From mining rigs to AI data centres

Phoenix has spent the past two years building one of the more efficient Bitcoin mining operations in its class, but the company's real ambitions now lie elsewhere. It is in the early stages of a pivot toward AI and high-performance computing infrastructure, the same power-hungry, large-scale compute business that mining has always been, but pointed at a different customer.

The clearest evidence of that shift is Project Lyon, Phoenix's first European AI data centre, developed in partnership with DC Max, a French data centre investor, developer and operator with a roughly 2-gigawatt portfolio and backing from a group with more than €6bn in investment experience. The two companies structured the tie-up, announced in May, as a repeatable development model rather than a single project: DC Max brings site sourcing, permitting and grid-access expertise, while Phoenix supplies capital and operational scale, together targeting more than 1 gigawatt of AI and high-performance computing capacity across Europe and the Gulf, an opportunity the companies value at around $8bn.

The Lyon site itself cleared a real hurdle this quarter: the corporate structures needed to operate in France and Luxembourg are now in place, and the site has secured its grid connection, the electricity supply that any data-centre project lives or dies by.

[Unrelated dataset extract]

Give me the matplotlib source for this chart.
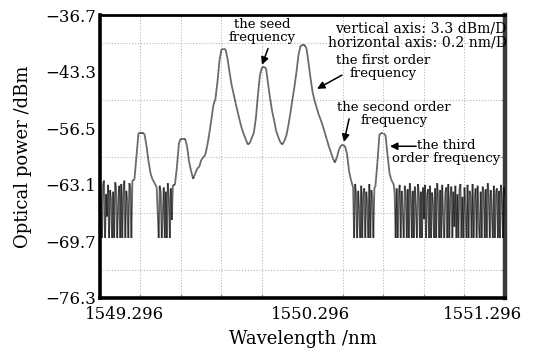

Construction is due to begin this month, with delivery targeted for late 2027 or early 2028. Phoenix has described the site as the first foothold in the wider Europe-and-Gulf buildout still largely on paper.

Phoenix is also sitting on a stake that has quietly become a source of AI-adjacent value in its own right: a 13.5% holding in Bitzero, another mining and AI infrastructure company, which jumped in value after Bitzero listed on the Nasdaq under the ticker AIBZ in June. It is the kind of position that lets a mining company benefit from the AI infrastructure boom without having built a single data centre of its own, at least not yet.

Caveat the numbers don't explain

None of this comes without tension. Phoenix's own auditor flagged, in reviewing its interim accounts, that the company's ability to meet its obligations rests on generating enough cash through mining and selling digital assets, standard language for a crypto miner, but a reminder that the AI pivot is being funded by a business whose revenue is still falling. 

Sandmark has contacted Phoenix Group for further details on the drivers behind the loss, and will update this article if a response is received.